Mas é compreensível, ter relacionamentos é complicado demais, sentir ciúmes é doentio, chega a ser ridículo. A mente de uma pessoa ciumenta vê coisas onde não tem, inventa histórias que nunca aconteceram, e jura que viu cenas que jamais foram vividas. Relacionamentos e convivências são duas coisas delicadas demais para se falar. Me ponho no lugar de Bentinho as vezes, principalmente quando sinto ciúmes. E por eu ter plena certeza do que uma mente desconfiada é capaz de imaginar e fazer acredito que ela não tenha traído.
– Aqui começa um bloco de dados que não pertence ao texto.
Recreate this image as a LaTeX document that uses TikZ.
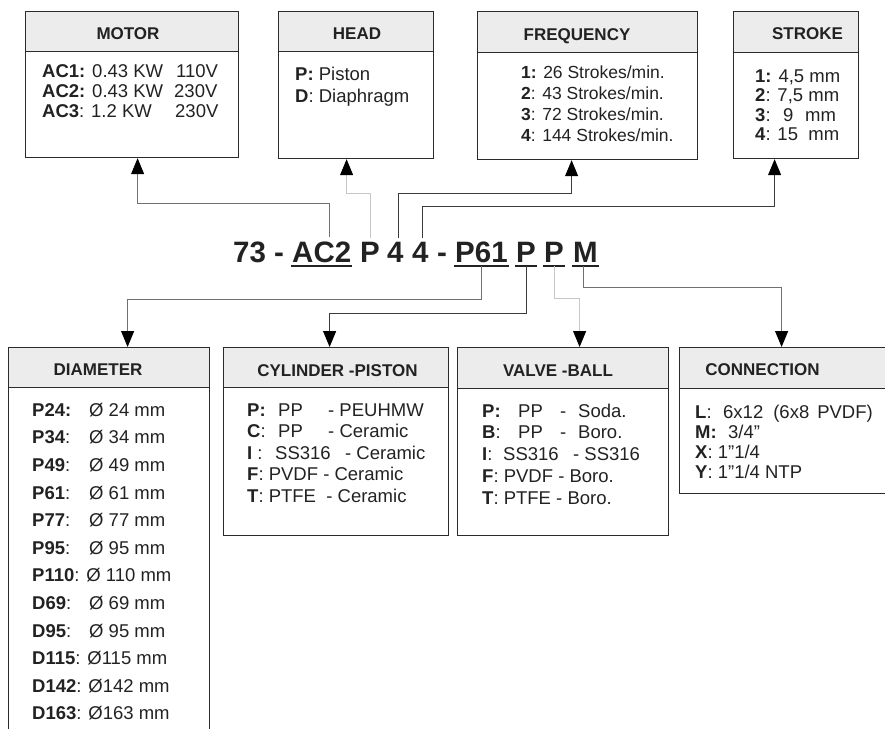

Por me sentir às vezes Capitu, e às vezes Bentinho, não acredito que ela fosse capaz.. Talvez nem o próprio Machado de Assis saiba nos dar essa resposta assim como Deus não pode nos dizer o que acontece com nossos parceiros quando não estamos vendo. Portanto nunca saberemos, mas por confiar em uma pessoa como Capitu, e por outro lado por ser uma parte de Capitu, eu não diria que ela traiu. É estranho confiar em um personagem, mas confio em Capitu, assim como confio em meu namorado e não consigo acreditar que um dia ele vá me trair por mais doentio que seja meu ciúme e acredito que Bentinho também deveria pensar dessa forma.

O ciúmes nos leva a pensar nos menores atos do dia a dia. E cansada disso tudo ela foge para a Europa com seu filho que a pessoa que ela acreditava amar não assume. Ela manda cartas e depois disso a narração se torna mais melancólica e estranha confirmando mais uma vez que ela era uma pessoa comum como qualquer outra. E que ele amava de um jeito estranho, mas continuava amando.